Jollof is a one-pot rice dish that originates from the Wolof tribe in Senegal. This dish is ubiquitous across West Africa — it’s a “party rice” for special occasions because it takes a bit of process to make it. Jollof is one of those fiercely protected identity dishes, like paella for the Spanish or tacos for Mexicans. People care about jollof, and it's really important to understand that people who grow up eating jollof will never be happy with anybody else's version of jollof. If it’s not your mom's, it's not right. If it’s not your grandmother's, it's not right. So I've tried to make a jollof that is suitable for all palates.
It's about playing with the ingredients to get the most we can out of them, exploring other ways to cook them, and then reimagining the whole thing.

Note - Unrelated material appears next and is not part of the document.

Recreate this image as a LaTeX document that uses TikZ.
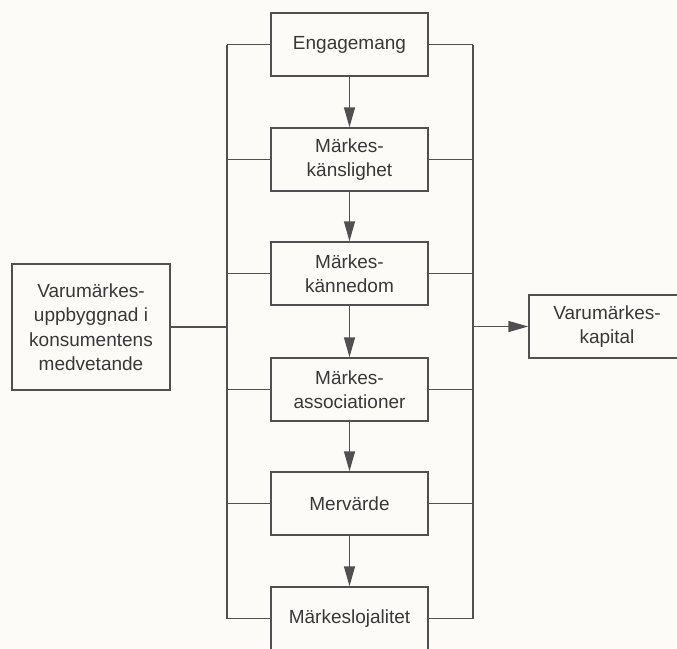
\documentclass[tikz,border=0pt]{standalone}
\usepackage{fontspec}
\setmainfont{Liberation Sans}
\usetikzlibrary{arrows.meta}
\definecolor{bg}{HTML}{FCFBF7}
\definecolor{ln}{HTML}{505050}
\definecolor{tx}{HTML}{383838}
\tikzset{
  box/.style={draw=ln, line width=1.5pt, fill=bg, text=tx, inner sep=0pt, align=center,
    minimum width=157pt, minimum height=63pt, font=\fontsize{19}{24.5}\selectfont},
  conn/.style={draw=ln, line width=1.5pt},
  arr/.style={conn, -{Triangle[length=20pt,width=11pt]}},
}
\begin{document}
\begin{tikzpicture}[x=1pt,y=-1pt]
\fill[bg] (0,0) rectangle (677,648);
\useasboundingbox (0,0) rectangle (677,648);
\clip (0,0) rectangle (677,648);
\node[box] (e) at (349.5,44.5) {Engagemang};
\node[box] (k1) at (349.5,159.5) {Märkes-\\känslighet};
\node[box] (k2) at (349.5,273.5) {Märkes-\\kännedom};
\node[box] (k3) at (349.5,389.5) {Märkes-\\associationer};
\node[box] (k4) at (349.5,503.5) {Mervärde};
\node[box] (k5) at (349.5,618.5) {Märkeslojalitet};
\node[box, minimum width=158pt, minimum height=126pt] (vb) at (91,327) {Varumärkes-\\uppbyggnad i\\konsumentens\\medvetande};
\node[box, minimum width=156pt] (kap) at (607,326.5) {Varumärkes-\\kapital};
\coordinate (lx) at (227,0);
\coordinate (rx) at (473,0);
\draw[arr] (e) -- (k1);
\draw[arr] (k1) -- (k2);
\draw[arr] (k2) -- (k3);
\draw[arr] (k3) -- (k4);
\draw[arr] (k4) -- (k5);
\foreach \n in {e,k1,k2,k3,k4,k5}{
  \draw[conn] (\n.west) -- (\n.west -| lx);
  \draw[conn] (\n.east) -- (\n.east -| rx);
}
\draw[conn] (e.west -| lx) -- (k5.west -| lx);
\draw[conn] (e.east -| rx) -- (k5.east -| rx);
\draw[conn] (vb.east) -- (vb.east -| lx);
\draw[arr] (kap.west -| rx) -- (kap.west);
\end{tikzpicture}
\end{document}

Recently, I decided to open a spice shop to honor the legacy of this brand I’ve built for 10 years. I had a restaurant in Brixton for a few years, and it was very popular, but it was too small to be profitable. The intention was to move to a bigger site, but the universe didn't want that to happen. With the spice shop, the focus is on decolonizing the food industry and decolonizing people's diet. We created an ecosystem for people to engage with Ghanaian food by cooking it themselves and to understand the relationship between the producers and the end product, and how important that supply chain is and how important it is to bring the wealth back to Africa and support Black business and Black-owned farming. So it's expanded a bit mission-wise, but I’m still doing the same job, which is bringing African food to the masses.
My approach is not to tell people you have to cook this way for it to be Ghanaian. I’m about showing people how wonderful the flavors and ingredients are, so you can have a go at cooking something traditional like this jollof, or you can use these ingredients and flavors in lots of other ways because they're just good ingredients. So why not incorporate them anyway?!